# DATASET EXCERPTS start

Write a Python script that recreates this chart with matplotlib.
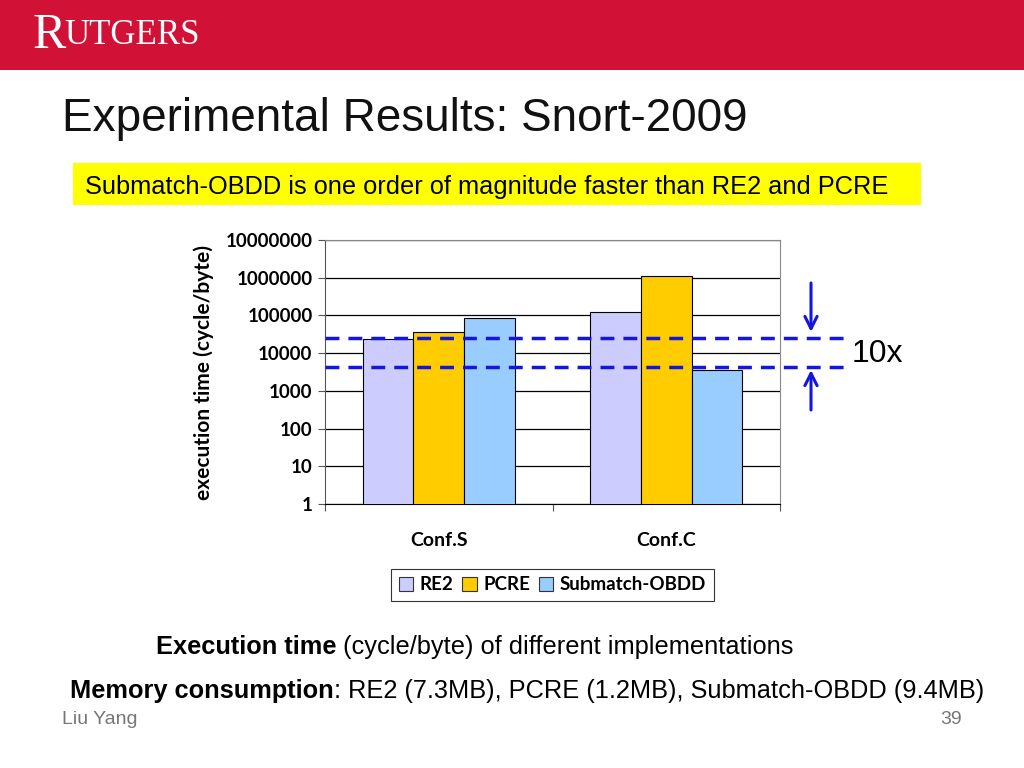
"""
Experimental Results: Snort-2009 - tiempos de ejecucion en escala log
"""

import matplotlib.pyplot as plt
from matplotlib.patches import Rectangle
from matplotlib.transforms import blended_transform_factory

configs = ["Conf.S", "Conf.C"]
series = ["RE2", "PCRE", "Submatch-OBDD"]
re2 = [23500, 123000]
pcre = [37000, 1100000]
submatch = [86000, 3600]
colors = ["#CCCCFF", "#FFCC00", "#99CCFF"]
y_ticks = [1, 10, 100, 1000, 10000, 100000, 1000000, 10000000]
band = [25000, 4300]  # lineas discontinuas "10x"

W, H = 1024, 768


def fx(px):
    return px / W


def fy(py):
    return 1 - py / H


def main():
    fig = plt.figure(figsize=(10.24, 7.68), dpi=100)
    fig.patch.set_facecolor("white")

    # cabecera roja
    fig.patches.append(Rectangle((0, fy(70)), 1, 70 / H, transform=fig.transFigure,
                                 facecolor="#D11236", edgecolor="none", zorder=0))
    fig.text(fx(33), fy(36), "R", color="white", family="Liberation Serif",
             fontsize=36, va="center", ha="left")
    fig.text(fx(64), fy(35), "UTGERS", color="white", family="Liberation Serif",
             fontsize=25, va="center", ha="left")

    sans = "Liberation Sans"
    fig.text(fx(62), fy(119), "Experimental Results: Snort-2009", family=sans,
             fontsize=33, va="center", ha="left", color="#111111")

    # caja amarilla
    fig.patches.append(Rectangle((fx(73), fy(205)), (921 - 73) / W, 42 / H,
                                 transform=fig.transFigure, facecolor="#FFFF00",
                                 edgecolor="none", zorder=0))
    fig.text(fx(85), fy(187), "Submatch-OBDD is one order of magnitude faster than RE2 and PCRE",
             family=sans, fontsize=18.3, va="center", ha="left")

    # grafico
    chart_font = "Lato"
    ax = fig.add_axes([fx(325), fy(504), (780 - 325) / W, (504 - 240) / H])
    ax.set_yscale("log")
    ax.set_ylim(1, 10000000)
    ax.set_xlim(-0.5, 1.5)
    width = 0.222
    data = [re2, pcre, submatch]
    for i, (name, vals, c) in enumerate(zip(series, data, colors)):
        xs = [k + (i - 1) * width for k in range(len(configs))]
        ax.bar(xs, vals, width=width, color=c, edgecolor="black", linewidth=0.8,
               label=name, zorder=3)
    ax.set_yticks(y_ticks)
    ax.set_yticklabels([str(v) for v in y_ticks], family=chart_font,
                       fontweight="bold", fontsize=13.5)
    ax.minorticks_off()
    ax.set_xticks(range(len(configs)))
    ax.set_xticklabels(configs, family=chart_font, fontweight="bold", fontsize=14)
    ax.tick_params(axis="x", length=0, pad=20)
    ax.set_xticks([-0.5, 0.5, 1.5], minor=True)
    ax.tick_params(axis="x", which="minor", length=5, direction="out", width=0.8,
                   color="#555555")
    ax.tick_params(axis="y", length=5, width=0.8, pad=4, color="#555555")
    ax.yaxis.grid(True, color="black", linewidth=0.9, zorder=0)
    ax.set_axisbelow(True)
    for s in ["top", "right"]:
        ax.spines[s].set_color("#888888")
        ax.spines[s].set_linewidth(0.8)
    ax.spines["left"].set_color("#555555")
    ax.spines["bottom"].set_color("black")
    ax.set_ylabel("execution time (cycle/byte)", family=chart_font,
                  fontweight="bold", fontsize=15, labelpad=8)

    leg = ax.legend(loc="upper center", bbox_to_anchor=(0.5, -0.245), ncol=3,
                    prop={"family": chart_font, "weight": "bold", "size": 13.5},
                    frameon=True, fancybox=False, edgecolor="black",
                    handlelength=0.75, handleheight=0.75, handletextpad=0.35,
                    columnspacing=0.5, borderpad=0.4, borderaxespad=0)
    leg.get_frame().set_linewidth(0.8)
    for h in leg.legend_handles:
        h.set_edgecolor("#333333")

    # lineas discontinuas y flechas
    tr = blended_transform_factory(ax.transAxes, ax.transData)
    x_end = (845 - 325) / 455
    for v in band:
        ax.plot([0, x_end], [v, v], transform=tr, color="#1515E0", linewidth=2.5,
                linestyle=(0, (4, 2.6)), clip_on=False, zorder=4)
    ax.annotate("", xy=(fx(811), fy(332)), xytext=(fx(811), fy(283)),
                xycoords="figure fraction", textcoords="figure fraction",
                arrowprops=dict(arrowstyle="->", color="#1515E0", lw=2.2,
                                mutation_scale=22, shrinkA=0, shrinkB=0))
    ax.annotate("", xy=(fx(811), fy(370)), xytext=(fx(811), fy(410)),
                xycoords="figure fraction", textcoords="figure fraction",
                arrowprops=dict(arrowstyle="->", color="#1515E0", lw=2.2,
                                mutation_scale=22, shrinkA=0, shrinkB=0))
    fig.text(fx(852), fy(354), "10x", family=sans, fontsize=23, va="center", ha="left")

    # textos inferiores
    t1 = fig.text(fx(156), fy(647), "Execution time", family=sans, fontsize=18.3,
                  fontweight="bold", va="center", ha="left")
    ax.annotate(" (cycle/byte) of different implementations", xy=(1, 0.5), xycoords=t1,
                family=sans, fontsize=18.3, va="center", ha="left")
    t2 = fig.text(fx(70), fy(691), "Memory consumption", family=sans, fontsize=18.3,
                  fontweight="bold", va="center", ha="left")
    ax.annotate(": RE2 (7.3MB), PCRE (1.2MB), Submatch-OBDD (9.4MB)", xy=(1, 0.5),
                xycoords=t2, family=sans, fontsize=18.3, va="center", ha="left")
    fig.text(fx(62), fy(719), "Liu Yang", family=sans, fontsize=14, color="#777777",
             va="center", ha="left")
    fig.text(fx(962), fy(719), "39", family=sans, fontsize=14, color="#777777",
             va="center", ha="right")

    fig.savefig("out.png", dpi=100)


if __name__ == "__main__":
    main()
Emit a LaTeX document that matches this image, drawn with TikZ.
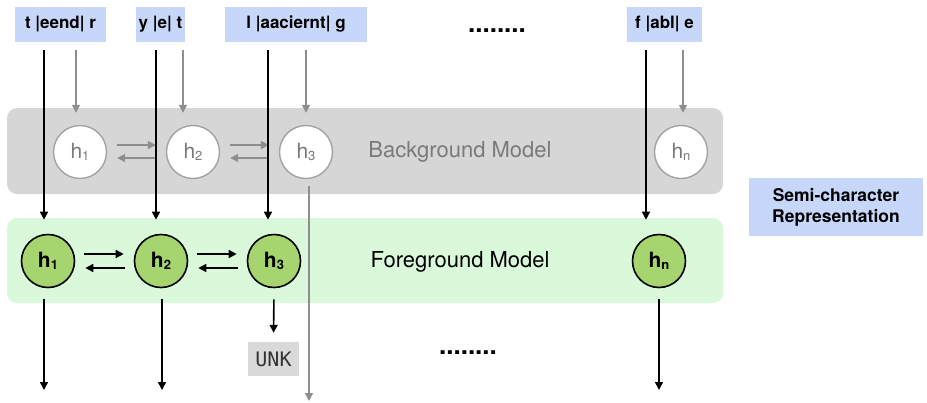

# DATASET EXCERPTS end

> _TO BE DONE_
Exclude every picture and copy the remaining data exactly.

> _FINISHED ANSWER_
Write a Python script that recreates this chart with matplotlib.
"""
Experimental Results: Snort-2009 - tiempos de ejecucion en escala log
"""

import matplotlib.pyplot as plt
from matplotlib.patches import Rectangle
from matplotlib.transforms import blended_transform_factory

configs = ["Conf.S", "Conf.C"]
series = ["RE2", "PCRE", "Submatch-OBDD"]
re2 = [23500, 123000]
pcre = [37000, 1100000]
submatch = [86000, 3600]
colors = ["#CCCCFF", "#FFCC00", "#99CCFF"]
y_ticks = [1, 10, 100, 1000, 10000, 100000, 1000000, 10000000]
band = [25000, 4300]  # lineas discontinuas "10x"

W, H = 1024, 768


def fx(px):
    return px / W


def fy(py):
    return 1 - py / H


def main():
    fig = plt.figure(figsize=(10.24, 7.68), dpi=100)
    fig.patch.set_facecolor("white")

    # cabecera roja
    fig.patches.append(Rectangle((0, fy(70)), 1, 70 / H, transform=fig.transFigure,
                                 facecolor="#D11236", edgecolor="none", zorder=0))
    fig.text(fx(33), fy(36), "R", color="white", family="Liberation Serif",
             fontsize=36, va="center", ha="left")
    fig.text(fx(64), fy(35), "UTGERS", color="white", family="Liberation Serif",
             fontsize=25, va="center", ha="left")

    sans = "Liberation Sans"
    fig.text(fx(62), fy(119), "Experimental Results: Snort-2009", family=sans,
             fontsize=33, va="center", ha="left", color="#111111")

    # caja amarilla
    fig.patches.append(Rectangle((fx(73), fy(205)), (921 - 73) / W, 42 / H,
                                 transform=fig.transFigure, facecolor="#FFFF00",
                                 edgecolor="none", zorder=0))
    fig.text(fx(85), fy(187), "Submatch-OBDD is one order of magnitude faster than RE2 and PCRE",
             family=sans, fontsize=18.3, va="center", ha="left")

    # grafico
    chart_font = "Lato"
    ax = fig.add_axes([fx(325), fy(504), (780 - 325) / W, (504 - 240) / H])
    ax.set_yscale("log")
    ax.set_ylim(1, 10000000)
    ax.set_xlim(-0.5, 1.5)
    width = 0.222
    data = [re2, pcre, submatch]
    for i, (name, vals, c) in enumerate(zip(series, data, colors)):
        xs = [k + (i - 1) * width for k in range(len(configs))]
        ax.bar(xs, vals, width=width, color=c, edgecolor="black", linewidth=0.8,
               label=name, zorder=3)
    ax.set_yticks(y_ticks)
    ax.set_yticklabels([str(v) for v in y_ticks], family=chart_font,
                       fontweight="bold", fontsize=13.5)
    ax.minorticks_off()
    ax.set_xticks(range(len(configs)))
    ax.set_xticklabels(configs, family=chart_font, fontweight="bold", fontsize=14)
    ax.tick_params(axis="x", length=0, pad=20)
    ax.set_xticks([-0.5, 0.5, 1.5], minor=True)
    ax.tick_params(axis="x", which="minor", length=5, direction="out", width=0.8,
                   color="#555555")
    ax.tick_params(axis="y", length=5, width=0.8, pad=4, color="#555555")
    ax.yaxis.grid(True, color="black", linewidth=0.9, zorder=0)
    ax.set_axisbelow(True)
    for s in ["top", "right"]:
        ax.spines[s].set_color("#888888")
        ax.spines[s].set_linewidth(0.8)
    ax.spines["left"].set_color("#555555")
    ax.spines["bottom"].set_color("black")
    ax.set_ylabel("execution time (cycle/byte)", family=chart_font,
                  fontweight="bold", fontsize=15, labelpad=8)

    leg = ax.legend(loc="upper center", bbox_to_anchor=(0.5, -0.245), ncol=3,
                    prop={"family": chart_font, "weight": "bold", "size": 13.5},
                    frameon=True, fancybox=False, edgecolor="black",
                    handlelength=0.75, handleheight=0.75, handletextpad=0.35,
                    columnspacing=0.5, borderpad=0.4, borderaxespad=0)
    leg.get_frame().set_linewidth(0.8)
    for h in leg.legend_handles:
        h.set_edgecolor("#333333")

    # lineas discontinuas y flechas
    tr = blended_transform_factory(ax.transAxes, ax.transData)
    x_end = (845 - 325) / 455
    for v in band:
        ax.plot([0, x_end], [v, v], transform=tr, color="#1515E0", linewidth=2.5,
                linestyle=(0, (4, 2.6)), clip_on=False, zorder=4)
    ax.annotate("", xy=(fx(811), fy(332)), xytext=(fx(811), fy(283)),
                xycoords="figure fraction", textcoords="figure fraction",
                arrowprops=dict(arrowstyle="->", color="#1515E0", lw=2.2,
                                mutation_scale=22, shrinkA=0, shrinkB=0))
    ax.annotate("", xy=(fx(811), fy(370)), xytext=(fx(811), fy(410)),
                xycoords="figure fraction", textcoords="figure fraction",
                arrowprops=dict(arrowstyle="->", color="#1515E0", lw=2.2,
                                mutation_scale=22, shrinkA=0, shrinkB=0))
    fig.text(fx(852), fy(354), "10x", family=sans, fontsize=23, va="center", ha="left")

    # textos inferiores
    t1 = fig.text(fx(156), fy(647), "Execution time", family=sans, fontsize=18.3,
                  fontweight="bold", va="center", ha="left")
    ax.annotate(" (cycle/byte) of different implementations", xy=(1, 0.5), xycoords=t1,
                family=sans, fontsize=18.3, va="center", ha="left")
    t2 = fig.text(fx(70), fy(691), "Memory consumption", family=sans, fontsize=18.3,
                  fontweight="bold", va="center", ha="left")
    ax.annotate(": RE2 (7.3MB), PCRE (1.2MB), Submatch-OBDD (9.4MB)", xy=(1, 0.5),
                xycoords=t2, family=sans, fontsize=18.3, va="center", ha="left")
    fig.text(fx(62), fy(719), "Liu Yang", family=sans, fontsize=14, color="#777777",
             va="center", ha="left")
    fig.text(fx(962), fy(719), "39", family=sans, fontsize=14, color="#777777",
             va="center", ha="right")

    fig.savefig("out.png", dpi=100)


if __name__ == "__main__":
    main()
Emit a LaTeX document that matches this image, drawn with TikZ.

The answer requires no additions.